Var-Matin (Brignoles / Le Luc / Saint-Maximin)
Les musulmans n’ont nulle part où enterrer leurs morts
Sur les 153 communes varoises, 9 seulement disposent d’un carré musulman dans leurs cimetières. Un déficit, chronique certes, mais mis davantage en exergue par l’épidémie de coronavirus
La double peine. À la douleur de la perte d’un proche, les musulmans de France doivent le plus souvent endurer la souffrance de ne pas pouvoir honorer correctement leurs morts. La raison : l’absence de carrés musulmans dans les cimetières. Un manque criant, cruel même, au point que huit députés ont récemment interpellé Christophe Castaner sur le sujet. Dans une lettre datée du 11 mai, a rapporté l’AFP en fin de semaine dernière, les parlementaires signataires ont demandé au ministre de l’Intérieur « de sensibiliser et d’encourager via les préfectures l’installation de carrés confessionnels afin de permettre une inhumation avec un minimum de dignité ».

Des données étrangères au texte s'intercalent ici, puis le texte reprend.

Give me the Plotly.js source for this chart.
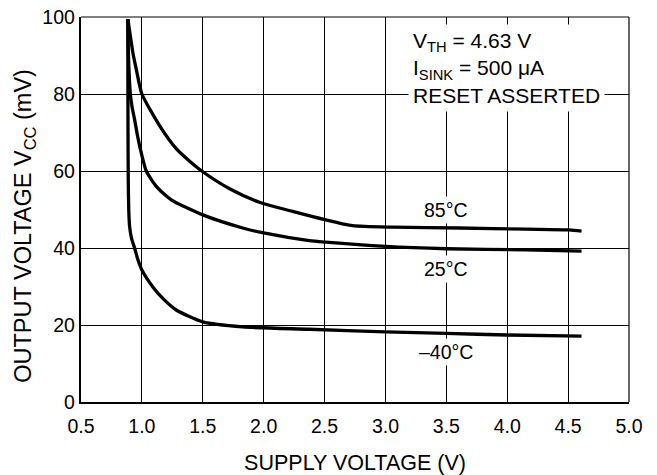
<!DOCTYPE html>
<html>
<head>
<meta charset="utf-8">
<script src="https://cdn.plot.ly/plotly-3.0.1.min.js"></script>
<style>html,body{margin:0;padding:0;background:#fff;}#chart{width:657px;height:475px;}</style>
</head>
<body>
<div id="chart"></div>
<script>
// Supply voltage (V) and output voltage (mV) for each temperature
const xNeg40 = [0.885, 0.885, 0.886, 0.888, 0.892, 0.899, 0.915, 0.94, 0.967, 1.0, 1.09, 1.172, 1.282, 1.5, 1.828, 2.375, 3.0, 3.5, 4.0, 4.61];
const yNeg40 = [99.4, 85.0, 70.0, 58.0, 50.0, 45.6, 42.5, 40.0, 37.0, 34.3, 29.9, 26.9, 23.9, 20.8, 19.5, 18.9, 18.2, 17.8, 17.4, 17.1];

const x25 = [0.885, 0.887, 0.893, 0.905, 0.92, 0.94, 0.965, 0.995, 1.036, 1.118, 1.241, 1.5, 1.828, 2.0, 2.375, 2.51, 3.0, 3.5, 4.15, 4.61];
const y25 = [99.4, 93.0, 87.0, 80.0, 76.5, 73.4, 69.0, 64.7, 60.0, 56.0, 52.5, 48.6, 45.2, 43.9, 41.9, 41.5, 40.4, 39.8, 39.5, 39.2];

const x85 = [0.885, 0.905, 0.926, 0.954, 1.0, 1.145, 1.282, 1.39, 1.5, 1.72, 1.965, 2.238, 2.51, 2.73, 3.06, 3.61, 4.15, 4.51, 4.61];
const y85 = [99.4, 95.1, 90.7, 86.4, 80.0, 71.8, 65.8, 62.6, 59.8, 55.4, 51.9, 49.5, 47.3, 45.8, 45.4, 45.2, 44.9, 44.7, 44.4];

const xTicks = [0.5, 1.0, 1.5, 2.0, 2.5, 3.0, 3.5, 4.0, 4.5, 5.0];
const xTickText = ["0.5", "1.0", "1.5", "2.0", "2.5", "3.0", "3.5", "4.0", "4.5", "5.0"];
const yTicks = [0, 20, 40, 60, 80, 100];

const seriesLabels = ["85°C", "25°C", "–40°C"];
const labelX = [3.5, 3.5, 3.5];
const labelY = [49.9, 34.5, 13.0];

const FONT = "Liberation Sans, Arial, Helvetica, sans-serif";
const TICK = 19.5, TITLE = 21.5, YTITLE = 23.5, NOTE = 21;
const lineStyle = {color: "#000", width: 3.3, shape: "spline", smoothing: 0.6};

const traces = [
  {x: x85, y: y85, mode: "lines", line: lineStyle, name: "85°C"},
  {x: x25, y: y25, mode: "lines", line: lineStyle, name: "25°C"},
  {x: xNeg40, y: yNeg40, mode: "lines", line: lineStyle, name: "-40°C"}
];

const annotations = seriesLabels.map((t, i) => ({
  x: labelX[i], y: labelY[i], xref: "x", yref: "y", text: t, showarrow: false,
  font: {family: FONT, size: TICK, color: "#000"}, bgcolor: "#fff", borderpad: 2
}));

annotations.push({
  xref: "paper", yref: "paper", x: 0.5975, y: 0.982, xanchor: "left", yanchor: "top", align: "left",
  text: "V<sub>TH</sub> = 4.63 V<br>I<sub>SINK</sub> = 500 μA<br>RESET ASSERTED",
  showarrow: false, font: {family: FONT, size: NOTE, color: "#000"}, bgcolor: "#fff", borderpad: 4
});

// y-axis title (drawn as a rotated annotation so it can sit where the reference puts it)
annotations.push({
  xref: "paper", yref: "paper", x: -0.1046, y: 0.457, xanchor: "center", yanchor: "middle",
  textangle: -90, showarrow: false,
  text: "OUTPUT VOLTAGE V<sub>CC</sub> (mV)",
  font: {family: FONT, size: YTITLE, color: "#000"}
});

const layout = {
  width: 657, height: 475,
  margin: {l: 81, r: 28, t: 17, b: 73, pad: 0},
  paper_bgcolor: "#fff", plot_bgcolor: "#fff",
  showlegend: false,
  font: {family: FONT, size: TICK, color: "#000"},
  xaxis: {
    range: [0.5, 5.0], tickvals: xTicks, ticktext: xTickText, ticks: "", ticklabelstandoff: 5,
    showgrid: true, gridcolor: "#000", gridwidth: 1,
    showline: true, linecolor: "#000", linewidth: 2.2, zeroline: false,
    tickfont: {family: FONT, size: TICK, color: "#000"},
    title: {text: "SUPPLY VOLTAGE (V)", font: {family: FONT, size: TITLE, color: "#000"}, standoff: 20}
  },
  yaxis: {
    range: [0, 100], tickvals: yTicks, ticks: "",
    showgrid: true, gridcolor: "#000", gridwidth: 1,
    showline: true, linecolor: "#000", linewidth: 2.2, zeroline: false,
    tickfont: {family: FONT, size: TICK, color: "#000"},
    title: {text: ""}
  },
  shapes: [
    {type: "line", xref: "paper", yref: "paper", x0: 0, x1: 1, y0: 1, y1: 1, line: {color: "#000", width: 1.2}},
    {type: "line", xref: "paper", yref: "paper", x0: 1, x1: 1, y0: 0, y1: 1, line: {color: "#000", width: 1.2}}
  ],
  annotations: annotations
};

Plotly.newPlot("chart", traces, layout, {displayModeBar: false, staticPlot: true});
</script>
</body>
</html>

Un nombre de places très limité
Le manque de carrés dédiés où enterrer les musulmans selon les principes de l’islam se fait encore plus ressentir en cette période d’épidémie de Covid-19. « Avec la fermeture des frontières, les musulmans français ne peuvent même plus rapatrier les corps de leurs proches dans les pays du Maghreb d’où ils sont majoritairement originaires », explique Hamid Naynya, responsable des Pompes funèbres musulmanes du Var à Toulon. Même si le département n’est pas l’un de ceux les plus touchés par l’épidémie, les musulmans varois ne sont pas épargnés par la pénurie de carrés dédiés. Selon la préfecture du Var, qui précise être en contact régulier avec le conseil départemental du culte musulman, « neuf communes du département disposent d’un carré musulman dans le Var ». Neuf communes sur 153. Le compte n’y est pas ! Quant au nombre de places disponibles, « il est très limité », regrette Abdeslem Aïssati, le président du conseil départemental du culte musulman dans le Var. Selon la préfecture, à peine 70 places étaient disponibles au 17 avril dernier.

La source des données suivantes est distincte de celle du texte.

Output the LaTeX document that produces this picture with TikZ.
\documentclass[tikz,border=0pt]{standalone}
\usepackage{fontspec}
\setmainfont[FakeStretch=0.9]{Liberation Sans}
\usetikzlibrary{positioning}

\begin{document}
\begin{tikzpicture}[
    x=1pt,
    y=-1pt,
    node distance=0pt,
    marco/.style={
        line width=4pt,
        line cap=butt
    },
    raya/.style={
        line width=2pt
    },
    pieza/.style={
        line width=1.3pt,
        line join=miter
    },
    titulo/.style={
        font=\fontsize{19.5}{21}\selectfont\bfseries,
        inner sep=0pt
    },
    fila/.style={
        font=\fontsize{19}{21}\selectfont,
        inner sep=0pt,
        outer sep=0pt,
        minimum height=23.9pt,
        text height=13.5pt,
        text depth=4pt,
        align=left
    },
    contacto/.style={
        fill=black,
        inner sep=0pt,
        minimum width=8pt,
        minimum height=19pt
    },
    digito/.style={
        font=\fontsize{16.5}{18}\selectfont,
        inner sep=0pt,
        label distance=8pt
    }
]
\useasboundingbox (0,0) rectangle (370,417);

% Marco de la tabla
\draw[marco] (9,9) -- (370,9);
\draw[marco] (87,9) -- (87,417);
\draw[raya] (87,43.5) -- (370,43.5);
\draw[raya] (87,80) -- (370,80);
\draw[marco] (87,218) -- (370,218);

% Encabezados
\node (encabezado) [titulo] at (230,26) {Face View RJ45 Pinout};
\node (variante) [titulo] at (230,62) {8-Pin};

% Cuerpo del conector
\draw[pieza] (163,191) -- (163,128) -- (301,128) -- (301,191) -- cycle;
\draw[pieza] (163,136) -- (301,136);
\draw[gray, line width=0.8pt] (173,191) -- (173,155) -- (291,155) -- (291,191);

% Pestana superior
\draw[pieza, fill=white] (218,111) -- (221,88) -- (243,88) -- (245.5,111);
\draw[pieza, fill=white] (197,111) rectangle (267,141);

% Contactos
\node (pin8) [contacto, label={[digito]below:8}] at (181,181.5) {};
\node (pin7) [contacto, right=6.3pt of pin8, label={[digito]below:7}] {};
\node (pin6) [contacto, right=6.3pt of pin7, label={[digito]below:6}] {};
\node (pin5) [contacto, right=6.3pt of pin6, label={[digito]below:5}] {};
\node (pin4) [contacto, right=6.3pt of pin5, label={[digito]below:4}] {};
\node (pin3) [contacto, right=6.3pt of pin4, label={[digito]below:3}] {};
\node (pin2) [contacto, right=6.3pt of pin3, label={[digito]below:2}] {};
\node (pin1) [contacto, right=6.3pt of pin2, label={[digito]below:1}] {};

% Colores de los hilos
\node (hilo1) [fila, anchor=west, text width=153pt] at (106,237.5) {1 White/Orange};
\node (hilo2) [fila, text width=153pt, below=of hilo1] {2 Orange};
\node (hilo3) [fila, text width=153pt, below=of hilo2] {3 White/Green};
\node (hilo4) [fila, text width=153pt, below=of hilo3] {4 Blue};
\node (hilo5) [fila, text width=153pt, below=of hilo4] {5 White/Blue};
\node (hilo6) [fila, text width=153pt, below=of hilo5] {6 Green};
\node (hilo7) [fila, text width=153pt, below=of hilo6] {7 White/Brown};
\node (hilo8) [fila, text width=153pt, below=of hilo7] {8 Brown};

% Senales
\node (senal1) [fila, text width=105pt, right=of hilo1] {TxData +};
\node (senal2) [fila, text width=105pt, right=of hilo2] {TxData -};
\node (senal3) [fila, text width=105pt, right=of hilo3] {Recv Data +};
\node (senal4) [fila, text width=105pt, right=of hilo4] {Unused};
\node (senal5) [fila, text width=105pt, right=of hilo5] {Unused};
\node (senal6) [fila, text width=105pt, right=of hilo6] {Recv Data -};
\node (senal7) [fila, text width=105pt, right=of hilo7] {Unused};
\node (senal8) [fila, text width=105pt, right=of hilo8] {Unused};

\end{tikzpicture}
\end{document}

Prêts à suppléer les mairies
Des solutions alternatives sont bien évidemment proposées aux musulmans confrontés à la perte d’un proche. Mais elles ne sont pas satisfaisantes. « Selon l’islam, les défunts doivent absolument être enterrés le visage tourné vers La Mecque. Dans les villes qui ne disposent pas de carré musulman – c’est le cas de Toulon –, on propose aux familles musulmanes endeuillées d’enfermer provisoirement le cercueil de leurs proches dans un enfeu, un genre de niche en surface. C’est très dur. Certaines familles ont du mal à faire leur deuil », assure Hamid Naynya. Pour ce dernier, « le rapatriement des corps au Maghreb n’est plus souhaité par les nouvelles générations nées en France. Si les musulmans varois s’y résignent, c’est uniquement parce qu’ils ne peuvent pas être inhumés en France selon leurs croyances ». Président de l’association culturelle des musulmans de La Garde, Saïd Hichouri n’hésite pas à dire que, « même à la mort, les musulmans se sentent discriminés ». Pour en finir avec cette situation, et en l’absence de réponses satisfaisantes de la part des maires qui ont la mainmise sur ces questions,
Abdeslem Aïssati a sa solution : « Il suffirait d’autoriser la communauté musulmane à acquérir des terrains pour qu’elle y construise des cimetières confessionnels ». 1.Toujours selon Hamid Naynya, deux à trois semaines après la fermeture des frontières avec les pays du Maghreb, des solutions ont été trouvées avec l’Algérie et la Tunisie qui acceptent à nouveau de rapatrier le corps des défunts par avion-cargo. À condition que le Covid-19 ne soit pas la cause du décès. Le Maroc, lui, reste pour l’heure inflexible.